--- GOAL ---
Count each line below that has "code" anywhere in it. Answer with the total alone.
--- Start of DATA EXTRACT ---
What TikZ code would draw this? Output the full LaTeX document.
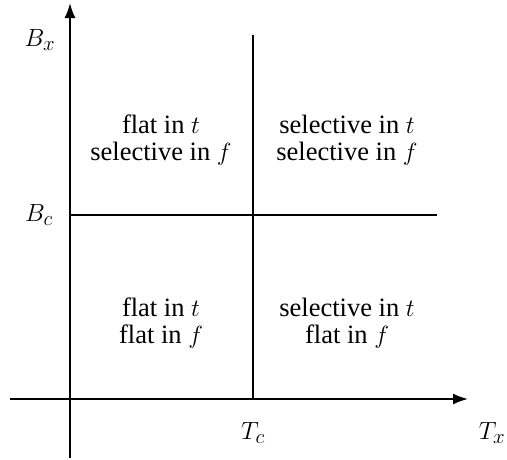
\documentclass[tikz,border=0pt]{standalone}
\usepackage{fontspec}
\setmainfont{Liberation Serif}
\usetikzlibrary{arrows.meta, positioning}

\begin{document}
\begin{tikzpicture}[x=1pt, y=-1pt,
  axis/.style={line width=1.8pt, -{Latex[length=15pt, width=11pt]}},
  divider/.style={line width=1.4pt},
  region/.style={align=center, font=\fontsize{26.5}{27}\selectfont},
  lbl/.style={font=\fontsize{30.5}{31}\selectfont}
]
\useasboundingbox (0,0) rectangle (507,459);

% axis ends and crossings
\coordinate (xstart) at (10,399);
\coordinate (xend)   at (468,399);
\coordinate (ystart) at (70,458);
\coordinate (yend)   at (70,3);
\coordinate (tctop)  at (253,35);
\coordinate (tcbot)  at (253,399);
\coordinate (bcleft) at (70,215);
\coordinate (bcright) at (437,215);

\draw[axis] (xstart) -- (xend);
\draw[axis] (ystart) -- (yend);
\draw[divider] (tctop) -- (tcbot);
\draw[divider] (bcleft) -- (bcright);

% axis labels
\node[lbl] (bx) at (40,40)  {$B_x$};
\node[lbl] (bc) at (39,215) {$B_c$};
\node[lbl] (tc) at (253,433) {$T_c$};
\node[lbl] (tx) at (492,433) {$T_x$};

% the four regions
\node[region] (ul) at (161,140) {flat in $t$\\selective in $f$};
\node[region] (ur) at (347,140) {selective in $t$\\selective in $f$};
\node[region] (ll) at (161,323) {flat in $t$\\flat in $f$};
\node[region] (lr) at (347,323) {selective in $t$\\flat in $f$};
\end{tikzpicture}
\end{document}
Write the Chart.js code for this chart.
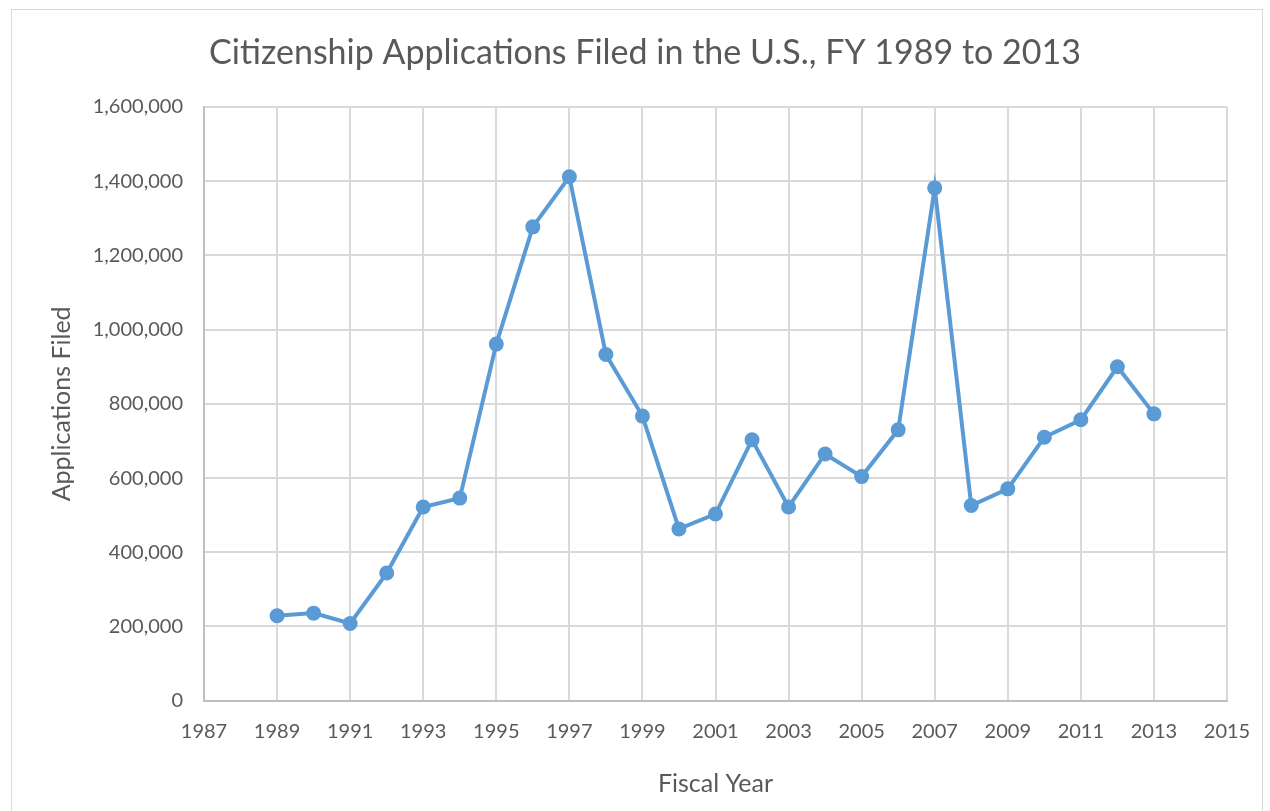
<!DOCTYPE html>
<html><head><meta charset="utf-8">
<script src="https://cdn.jsdelivr.net/npm/chart.js@4.4.0/dist/chart.umd.min.js"></script>
<style>html,body{margin:0;padding:0;background:#fff;}#wrap{width:1270px;height:811px;position:relative;}</style>
</head><body><div id="wrap"><canvas id="c" width="1270" height="811"></canvas></div>
<script>
const years = [1989,1990,1991,1992,1993,1994,1995,1996,1997,1998,1999,2000,2001,2002,2003,2004,2005,2006,2007,2008,2009,2010,2011,2012,2013];
const applications = [229000,236000,208000,344000,522000,546000,961000,1277000,1412000,933000,767000,463000,503000,703000,522000,665000,604000,730000,1382000,526000,571000,710000,757000,900000,773000];
const chartTitle = 'Citizenship Applications Filed in the U.S., FY 1989 to 2013';
const xTitle = 'Fiscal Year';
const yTitle = 'Applications Filed';

const FONT = 'Lato, "Open Sans", sans-serif';
const TXT = '#595959';

const frame = {
  id: 'frame',
  beforeDraw(chart) {
    const ctx = chart.ctx;
    ctx.save();
    ctx.fillStyle = '#fff';
    ctx.fillRect(0, 0, chart.width, chart.height);
    ctx.strokeStyle = '#d9d9d9';
    ctx.lineWidth = 1;
    ctx.strokeRect(11.5, 9.5, 1251, 820);
    ctx.fillStyle = TXT;
    ctx.font = '34px ' + FONT;
    ctx.textAlign = 'center';
    ctx.textBaseline = 'middle';
    ctx.fillText(chartTitle, 645, 53);
    ctx.restore();
  }
};

new Chart(document.getElementById('c'), {
  type: 'line',
  data: {
    datasets: [{
      data: years.map((y, i) => ({x: y, y: applications[i]})),
      borderColor: '#5b9bd5',
      backgroundColor: '#5b9bd5',
      borderWidth: 4,
      pointRadius: 7.5,
      pointHoverRadius: 7.5,
      pointBorderWidth: 0,
      tension: 0
    }]
  },
  options: {
    responsive: false,
    animation: false,
    layout: {padding: {left: 0, right: 43, top: 107, bottom: 0}},
    plugins: {
      legend: {display: false},
      tooltip: {enabled: false},
      title: {display: false}
    },
    scales: {
      x: {
        type: 'linear',
        min: 1987, max: 2015,
        afterFit(s) { s.height = 110.3; },
        ticks: {stepSize: 2, color: TXT, font: {family: FONT, size: 20}, padding: 19, callback: v => String(v)},
        grid: {color: '#d9d9d9', lineWidth: 2, drawTicks: false},
        border: {color: '#bfbfbf', width: 2},
        title: {display: true, text: xTitle, color: TXT, font: {family: FONT, size: 25}, padding: {top: 0, bottom: 12}}
      },
      y: {
        min: 0, max: 1600000,
        afterFit(s) { s.width = 204; },
        ticks: {stepSize: 200000, color: TXT, font: {family: FONT, size: 20}, padding: 21,
          callback: v => v.toLocaleString('en-US')},
        grid: {color: '#d9d9d9', lineWidth: 2, drawTicks: false},
        border: {color: '#bfbfbf', width: 2},
        title: {display: true, text: yTitle, color: TXT, font: {family: FONT, size: 25}, padding: {top: 47, bottom: 0}}
      }
    }
  },
  plugins: [frame]
});
</script>
</body></html>
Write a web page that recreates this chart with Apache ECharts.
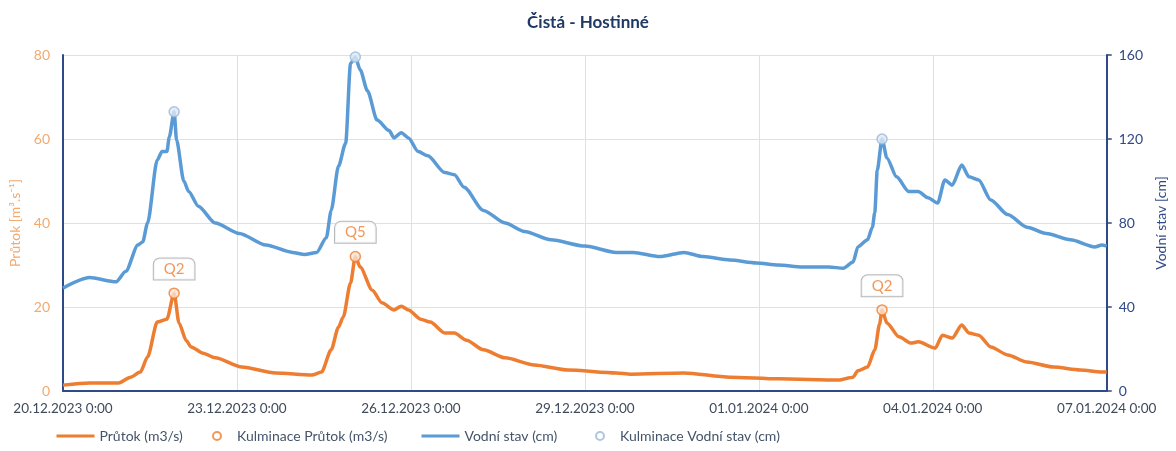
<!DOCTYPE html>
<html><head><meta charset="utf-8">
<script src="https://cdn.jsdelivr.net/npm/echarts@6/dist/echarts.min.js"></script>
<style>html,body{margin:0;padding:0;background:#fff}#c{width:1176px;height:451px}</style>
</head><body><div id="c"></div>
<script>
// x values are hours since 20.12.2023 0:00
const tickLabels = ['20.12.2023 0:00','23.12.2023 0:00','26.12.2023 0:00','29.12.2023 0:00','01.01.2024 0:00','04.01.2024 0:00','07.01.2024 0:00'];

const flowHours  = [0,11,23,28,32,35,39,43,46,48,51,53,58,63,74,88,103,107,111,114,116,119,121,123,128,132,137,140,143,148,152,158,162,167,174,183,195,209,229,235,257,276,296,321,327,329,333,336,338,339,341,346,351,354,361,364,368,372,375,379,384,391,399,410,421,430,432];
const flowValues = [1.4,1.9,1.9,3.3,4.5,8.1,16.4,17.1,23.3,16.2,12,10.5,9,7.9,5.7,4.3,3.8,4.5,9.8,15.2,17.6,25.7,32,29.5,24,21,19.3,20.2,19.3,17.1,16.4,13.8,13.8,12.1,9.8,7.9,6.2,5,4.3,4,4.3,3.3,2.9,2.6,3.3,4.8,5.7,9.8,16,19.3,16.2,12.9,11.4,11.7,10.2,13.3,12.6,15.7,13.8,13.3,10.5,8.6,6.9,5.7,5,4.5,4.5];

const levelHours  = [0,11,22,26,31,33,35,39,41,43,44,46,47,50,52,56,63,73,84,95,100,105,109,111,114,117,119,121,123,126,130,135,137,140,143,147,151,158,162,166,174,183,191,202,216,229,236,247,257,265,276,287,296,306,317,323,327,329,333,335,336,337,339,341,345,350,354,358,362,365,368,372,375,379,384,391,399,407,417,427,430,432];
const levelValues = [49,54,52,57,69.5,71,80,110,114,114,121,133,119.5,100,95,88,80,75,69.5,66,65,66,73,86,107,118,156,159,153,143,129,124,120.5,123,120.5,114,112,104,103,97,86,80,76,72,69,66,66,64,66,64,62.4,61,60,59,59,58.5,61.4,68.6,72,78,85,105,120,111,102,95,95,92,89.5,100.5,98,107.6,102,100.5,91,84,78,75,72,68.6,69.5,69];

const peakHours  = [46,121,339];
const peakFlow   = [23.3,32,19.3];
const peakLevel  = [133,159,120];
const peakLabels = ['Q2','Q5','Q2'];

const seriesNames = ['Průtok (m3/s)','Kulminace Průtok (m3/s)','Vodní stav (cm)','Kulminace Vodní stav (cm)'];

const FONT = 'Lato, "Open Sans", sans-serif';
const ORANGE = '#ED7D31', BLUE = '#5B9BD5', NAVY = '#2F4A86', GRIDC = '#CDE7F0';

const zip = (a,b) => a.map((x,i)=>[x,b[i]]);

const legendBase = {bottom:3, itemHeight:8, textStyle:{fontFamily:FONT, fontSize:14, color:'#44546A'}};
const legends = [
  Object.assign({}, legendBase, {left:50, itemWidth:38, data:[{name:seriesNames[0], itemStyle:{opacity:0}, lineStyle:{width:3}}]}),
  Object.assign({}, legendBase, {left:207, itemWidth:30, data:[{name:seriesNames[1], itemStyle:{color:'#fff'}}]}),
  Object.assign({}, legendBase, {left:415, itemWidth:38, data:[{name:seriesNames[2], itemStyle:{opacity:0}, lineStyle:{width:3}}]}),
  Object.assign({}, legendBase, {left:590, itemWidth:30, data:[{name:seriesNames[3], itemStyle:{color:'#fff'}}]})
];

const chart = echarts.init(document.getElementById('c'), null, {renderer:'canvas'});
chart.setOption({
  animation:false,
  backgroundColor:'#fff',
  textStyle:{fontFamily:FONT},
  title:{text:'Čistá - Hostinné', left:'center', top:9,
    textStyle:{fontFamily:FONT, fontSize:17, fontWeight:'bold', color:'#1F3864'}},
  grid:{left:63, right:63, top:55, bottom:60, containLabel:false},
  legend:legends,
  xAxis:{
    type:'value', min:0, max:432, interval:72,
    axisLine:{show:true, lineStyle:{color:NAVY, width:2}},
    axisTick:{show:false},
    splitLine:{show:true, lineStyle:{color:GRIDC, width:1}},
    axisLabel:{margin:11, fontSize:13.5, color:'#3F4A5A', fontFamily:FONT,
      formatter:v=>tickLabels[Math.round(v/72)] || ''}
  },
  yAxis:[
    {type:'value', min:0, max:80, interval:20, position:'left',
     name:'Průtok [m³.s⁻¹]', nameLocation:'middle', nameGap:35, nameRotate:90,
     nameTextStyle:{color:'#F2AA6E', fontSize:14, fontFamily:FONT},
     axisLine:{show:true, lineStyle:{color:NAVY, width:2}},
     axisTick:{show:false},
     splitLine:{show:true, lineStyle:{color:GRIDC, width:1}},
     axisLabel:{margin:13, fontSize:14, color:'#F2AA6E', fontFamily:FONT}},
    {type:'value', min:0, max:160, interval:40, position:'right',
     name:'Vodní stav [cm]', nameLocation:'middle', nameGap:44, nameRotate:90,
     nameTextStyle:{color:'#2F4A86', fontSize:14, fontFamily:FONT},
     axisLine:{show:true, lineStyle:{color:NAVY, width:2}},
     axisTick:{show:true, length:5, lineStyle:{color:NAVY, width:1.5}},
     splitLine:{show:false},
     axisLabel:{margin:12, fontSize:14, color:'#2F4A86', fontFamily:FONT}}
  ],
  series:[
    {name:seriesNames[0], type:'line', yAxisIndex:0, symbol:'none', showSymbol:false,
     smooth:0.25, smoothMonotone:'x',
     data:zip(flowHours, flowValues), lineStyle:{color:ORANGE, width:3.5}, itemStyle:{color:ORANGE}, z:3},
    {name:seriesNames[1], type:'scatter', yAxisIndex:0, symbol:'circle', symbolSize:10,
     data:peakHours.map((h,i)=>({value:[h,peakFlow[i]], name:peakLabels[i]})),
     itemStyle:{color:'#FBE3D3', borderColor:ORANGE, borderWidth:1.5}, z:5,
     label:{show:true, position:'top', distance:8, formatter:p=>p.name,
       color:ORANGE, fontSize:15, fontFamily:FONT, backgroundColor:'#fff',
       borderColor:'#A6A6A6', borderWidth:1, borderRadius:[6,6,0,0], padding:[3,10,3,10]}},
    {name:seriesNames[2], type:'line', yAxisIndex:1, symbol:'none', showSymbol:false,
     smooth:0.25, smoothMonotone:'x',
     data:zip(levelHours, levelValues), lineStyle:{color:BLUE, width:3.5}, itemStyle:{color:BLUE}, z:3},
    {name:seriesNames[3], type:'scatter', yAxisIndex:1, symbol:'circle', symbolSize:10,
     data:peakHours.map((h,i)=>[h,peakLevel[i]]),
     itemStyle:{color:'#DCE9F6', borderColor:'#9DB8D6', borderWidth:1.5}, z:5}
  ]
});
</script></body></html>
--- End of DATA EXTRACT ---
--- RESULT FOR THIS EXERCISE ---
2